▸ **Work to do**: Among the entries below, please repeat exactly and only the lines from the line containing "Convert this chart to Altair code." to the line containing "color_scale = alt.Scale(domain=series_names, range=colors)", both lines included.

▸ **Task material**:
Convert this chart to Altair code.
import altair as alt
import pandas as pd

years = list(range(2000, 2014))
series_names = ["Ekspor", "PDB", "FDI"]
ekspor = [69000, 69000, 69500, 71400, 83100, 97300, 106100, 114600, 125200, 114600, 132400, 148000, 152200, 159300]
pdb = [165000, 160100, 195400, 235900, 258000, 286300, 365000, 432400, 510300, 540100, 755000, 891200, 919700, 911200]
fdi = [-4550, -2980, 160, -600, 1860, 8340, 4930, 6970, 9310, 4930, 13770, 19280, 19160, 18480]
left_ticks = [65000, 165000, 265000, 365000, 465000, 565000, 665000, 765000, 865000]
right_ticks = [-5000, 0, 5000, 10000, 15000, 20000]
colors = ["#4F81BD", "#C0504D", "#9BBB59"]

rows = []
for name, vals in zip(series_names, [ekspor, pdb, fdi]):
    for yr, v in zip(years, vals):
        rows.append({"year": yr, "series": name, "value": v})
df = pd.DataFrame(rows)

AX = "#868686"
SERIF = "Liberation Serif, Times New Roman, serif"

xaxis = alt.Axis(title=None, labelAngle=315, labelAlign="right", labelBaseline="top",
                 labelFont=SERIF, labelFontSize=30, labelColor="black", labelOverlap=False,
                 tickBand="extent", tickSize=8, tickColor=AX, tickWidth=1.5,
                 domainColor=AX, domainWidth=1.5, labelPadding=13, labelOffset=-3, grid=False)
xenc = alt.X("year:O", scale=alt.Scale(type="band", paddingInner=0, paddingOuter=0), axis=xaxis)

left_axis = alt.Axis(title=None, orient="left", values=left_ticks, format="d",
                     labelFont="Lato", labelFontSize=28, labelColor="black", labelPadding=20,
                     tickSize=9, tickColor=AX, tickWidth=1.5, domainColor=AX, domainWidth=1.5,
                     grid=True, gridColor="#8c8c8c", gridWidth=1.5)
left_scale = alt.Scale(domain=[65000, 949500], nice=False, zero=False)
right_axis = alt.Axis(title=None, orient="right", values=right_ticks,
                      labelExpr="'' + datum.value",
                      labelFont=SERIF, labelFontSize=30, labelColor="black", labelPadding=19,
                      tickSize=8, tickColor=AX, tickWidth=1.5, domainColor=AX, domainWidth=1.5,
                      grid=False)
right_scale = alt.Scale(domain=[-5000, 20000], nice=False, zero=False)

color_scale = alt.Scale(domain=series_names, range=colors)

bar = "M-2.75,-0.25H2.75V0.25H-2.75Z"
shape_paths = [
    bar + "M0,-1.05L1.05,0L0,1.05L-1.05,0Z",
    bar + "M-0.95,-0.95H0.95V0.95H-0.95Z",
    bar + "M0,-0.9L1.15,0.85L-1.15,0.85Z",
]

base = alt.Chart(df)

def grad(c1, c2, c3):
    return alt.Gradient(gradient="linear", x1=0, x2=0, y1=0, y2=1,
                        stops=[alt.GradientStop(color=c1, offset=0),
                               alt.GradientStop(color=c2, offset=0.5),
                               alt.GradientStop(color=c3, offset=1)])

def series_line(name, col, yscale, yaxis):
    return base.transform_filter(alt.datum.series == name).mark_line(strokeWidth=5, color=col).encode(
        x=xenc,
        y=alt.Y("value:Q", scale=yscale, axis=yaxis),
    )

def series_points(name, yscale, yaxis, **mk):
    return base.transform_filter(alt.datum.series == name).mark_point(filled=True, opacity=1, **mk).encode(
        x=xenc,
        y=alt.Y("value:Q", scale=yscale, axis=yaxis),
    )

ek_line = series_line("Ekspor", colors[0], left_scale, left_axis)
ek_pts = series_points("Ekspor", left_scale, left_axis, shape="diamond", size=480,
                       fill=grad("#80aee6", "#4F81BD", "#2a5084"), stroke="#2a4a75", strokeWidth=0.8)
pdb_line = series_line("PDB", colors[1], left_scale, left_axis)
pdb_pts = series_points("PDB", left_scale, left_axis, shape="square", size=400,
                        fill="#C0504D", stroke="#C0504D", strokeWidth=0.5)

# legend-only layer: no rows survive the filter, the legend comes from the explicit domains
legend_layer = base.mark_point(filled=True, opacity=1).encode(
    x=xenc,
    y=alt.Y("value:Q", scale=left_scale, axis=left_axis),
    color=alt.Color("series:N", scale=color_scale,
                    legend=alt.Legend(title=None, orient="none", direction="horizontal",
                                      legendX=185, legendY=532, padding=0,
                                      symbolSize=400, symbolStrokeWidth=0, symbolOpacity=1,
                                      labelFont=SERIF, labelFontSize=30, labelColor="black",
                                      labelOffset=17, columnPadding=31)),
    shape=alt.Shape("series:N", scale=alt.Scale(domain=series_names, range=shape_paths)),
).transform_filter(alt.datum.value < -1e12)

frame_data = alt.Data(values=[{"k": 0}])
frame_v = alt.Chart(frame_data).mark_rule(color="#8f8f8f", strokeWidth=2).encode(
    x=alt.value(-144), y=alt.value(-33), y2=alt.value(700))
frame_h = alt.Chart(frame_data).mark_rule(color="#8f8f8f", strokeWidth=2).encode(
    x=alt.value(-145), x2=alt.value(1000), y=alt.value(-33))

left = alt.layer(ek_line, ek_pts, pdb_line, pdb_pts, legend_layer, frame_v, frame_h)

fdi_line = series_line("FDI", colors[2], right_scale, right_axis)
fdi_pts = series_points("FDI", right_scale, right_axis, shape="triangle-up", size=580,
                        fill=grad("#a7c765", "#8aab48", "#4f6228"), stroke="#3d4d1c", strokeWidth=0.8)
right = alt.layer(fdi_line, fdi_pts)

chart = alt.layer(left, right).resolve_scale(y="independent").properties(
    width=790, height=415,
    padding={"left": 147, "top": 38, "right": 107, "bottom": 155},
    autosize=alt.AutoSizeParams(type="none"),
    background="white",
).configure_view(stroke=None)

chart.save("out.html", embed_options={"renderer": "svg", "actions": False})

* * *

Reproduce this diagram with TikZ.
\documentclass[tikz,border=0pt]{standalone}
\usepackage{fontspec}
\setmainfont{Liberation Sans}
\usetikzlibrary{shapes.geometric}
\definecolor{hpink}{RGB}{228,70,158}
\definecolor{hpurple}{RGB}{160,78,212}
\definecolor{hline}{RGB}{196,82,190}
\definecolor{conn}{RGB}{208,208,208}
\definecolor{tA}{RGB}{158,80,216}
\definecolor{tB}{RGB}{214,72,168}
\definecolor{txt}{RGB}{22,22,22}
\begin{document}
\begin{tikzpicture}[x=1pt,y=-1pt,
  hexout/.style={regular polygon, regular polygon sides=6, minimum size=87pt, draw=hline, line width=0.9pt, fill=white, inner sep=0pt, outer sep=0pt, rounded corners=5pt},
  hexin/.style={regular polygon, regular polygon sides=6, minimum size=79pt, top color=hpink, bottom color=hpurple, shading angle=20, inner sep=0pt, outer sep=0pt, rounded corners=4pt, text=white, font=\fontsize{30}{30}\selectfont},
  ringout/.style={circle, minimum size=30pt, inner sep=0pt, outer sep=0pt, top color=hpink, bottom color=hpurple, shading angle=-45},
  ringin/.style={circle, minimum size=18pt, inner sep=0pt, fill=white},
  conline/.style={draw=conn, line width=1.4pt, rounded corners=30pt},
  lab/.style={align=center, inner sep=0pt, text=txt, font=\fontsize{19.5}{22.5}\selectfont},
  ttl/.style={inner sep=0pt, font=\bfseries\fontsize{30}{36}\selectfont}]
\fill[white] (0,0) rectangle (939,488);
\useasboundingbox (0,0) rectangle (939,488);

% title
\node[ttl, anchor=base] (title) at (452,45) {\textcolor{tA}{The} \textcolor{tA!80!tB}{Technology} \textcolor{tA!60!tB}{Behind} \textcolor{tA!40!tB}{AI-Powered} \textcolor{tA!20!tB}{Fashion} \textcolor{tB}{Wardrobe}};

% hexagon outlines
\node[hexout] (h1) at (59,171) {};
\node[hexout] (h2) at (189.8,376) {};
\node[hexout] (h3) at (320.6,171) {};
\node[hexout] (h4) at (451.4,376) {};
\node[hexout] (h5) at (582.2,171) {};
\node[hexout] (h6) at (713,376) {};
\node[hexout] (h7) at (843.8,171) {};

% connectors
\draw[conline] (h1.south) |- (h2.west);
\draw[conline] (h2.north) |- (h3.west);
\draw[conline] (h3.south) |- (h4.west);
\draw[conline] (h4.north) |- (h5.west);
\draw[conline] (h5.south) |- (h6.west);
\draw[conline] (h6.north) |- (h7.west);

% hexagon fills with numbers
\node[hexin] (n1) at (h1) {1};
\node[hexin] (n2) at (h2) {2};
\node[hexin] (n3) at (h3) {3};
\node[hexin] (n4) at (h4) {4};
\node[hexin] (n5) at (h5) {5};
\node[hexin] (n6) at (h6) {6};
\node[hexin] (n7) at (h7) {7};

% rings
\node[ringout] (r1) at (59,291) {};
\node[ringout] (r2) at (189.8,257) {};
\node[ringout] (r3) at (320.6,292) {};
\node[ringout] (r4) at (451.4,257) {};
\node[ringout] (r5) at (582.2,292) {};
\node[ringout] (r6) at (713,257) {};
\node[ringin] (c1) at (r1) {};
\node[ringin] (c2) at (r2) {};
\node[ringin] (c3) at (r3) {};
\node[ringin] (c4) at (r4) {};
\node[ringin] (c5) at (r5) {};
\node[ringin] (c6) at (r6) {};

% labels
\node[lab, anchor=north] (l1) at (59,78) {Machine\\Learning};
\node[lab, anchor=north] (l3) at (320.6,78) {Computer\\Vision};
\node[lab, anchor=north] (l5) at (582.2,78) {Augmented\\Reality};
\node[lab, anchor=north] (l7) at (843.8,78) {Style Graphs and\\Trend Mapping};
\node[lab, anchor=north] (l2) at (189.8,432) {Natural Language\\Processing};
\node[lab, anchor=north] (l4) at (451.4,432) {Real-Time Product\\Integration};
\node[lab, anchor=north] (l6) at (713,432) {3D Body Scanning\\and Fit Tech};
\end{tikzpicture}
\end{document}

▸ **Exercise solution**:
Convert this chart to Altair code.
import altair as alt
import pandas as pd

years = list(range(2000, 2014))
series_names = ["Ekspor", "PDB", "FDI"]
ekspor = [69000, 69000, 69500, 71400, 83100, 97300, 106100, 114600, 125200, 114600, 132400, 148000, 152200, 159300]
pdb = [165000, 160100, 195400, 235900, 258000, 286300, 365000, 432400, 510300, 540100, 755000, 891200, 919700, 911200]
fdi = [-4550, -2980, 160, -600, 1860, 8340, 4930, 6970, 9310, 4930, 13770, 19280, 19160, 18480]
left_ticks = [65000, 165000, 265000, 365000, 465000, 565000, 665000, 765000, 865000]
right_ticks = [-5000, 0, 5000, 10000, 15000, 20000]
colors = ["#4F81BD", "#C0504D", "#9BBB59"]

rows = []
for name, vals in zip(series_names, [ekspor, pdb, fdi]):
    for yr, v in zip(years, vals):
        rows.append({"year": yr, "series": name, "value": v})
df = pd.DataFrame(rows)

AX = "#868686"
SERIF = "Liberation Serif, Times New Roman, serif"

xaxis = alt.Axis(title=None, labelAngle=315, labelAlign="right", labelBaseline="top",
                 labelFont=SERIF, labelFontSize=30, labelColor="black", labelOverlap=False,
                 tickBand="extent", tickSize=8, tickColor=AX, tickWidth=1.5,
                 domainColor=AX, domainWidth=1.5, labelPadding=13, labelOffset=-3, grid=False)
xenc = alt.X("year:O", scale=alt.Scale(type="band", paddingInner=0, paddingOuter=0), axis=xaxis)

left_axis = alt.Axis(title=None, orient="left", values=left_ticks, format="d",
                     labelFont="Lato", labelFontSize=28, labelColor="black", labelPadding=20,
                     tickSize=9, tickColor=AX, tickWidth=1.5, domainColor=AX, domainWidth=1.5,
                     grid=True, gridColor="#8c8c8c", gridWidth=1.5)
left_scale = alt.Scale(domain=[65000, 949500], nice=False, zero=False)
right_axis = alt.Axis(title=None, orient="right", values=right_ticks,
                      labelExpr="'' + datum.value",
                      labelFont=SERIF, labelFontSize=30, labelColor="black", labelPadding=19,
                      tickSize=8, tickColor=AX, tickWidth=1.5, domainColor=AX, domainWidth=1.5,
                      grid=False)
right_scale = alt.Scale(domain=[-5000, 20000], nice=False, zero=False)

color_scale = alt.Scale(domain=series_names, range=colors)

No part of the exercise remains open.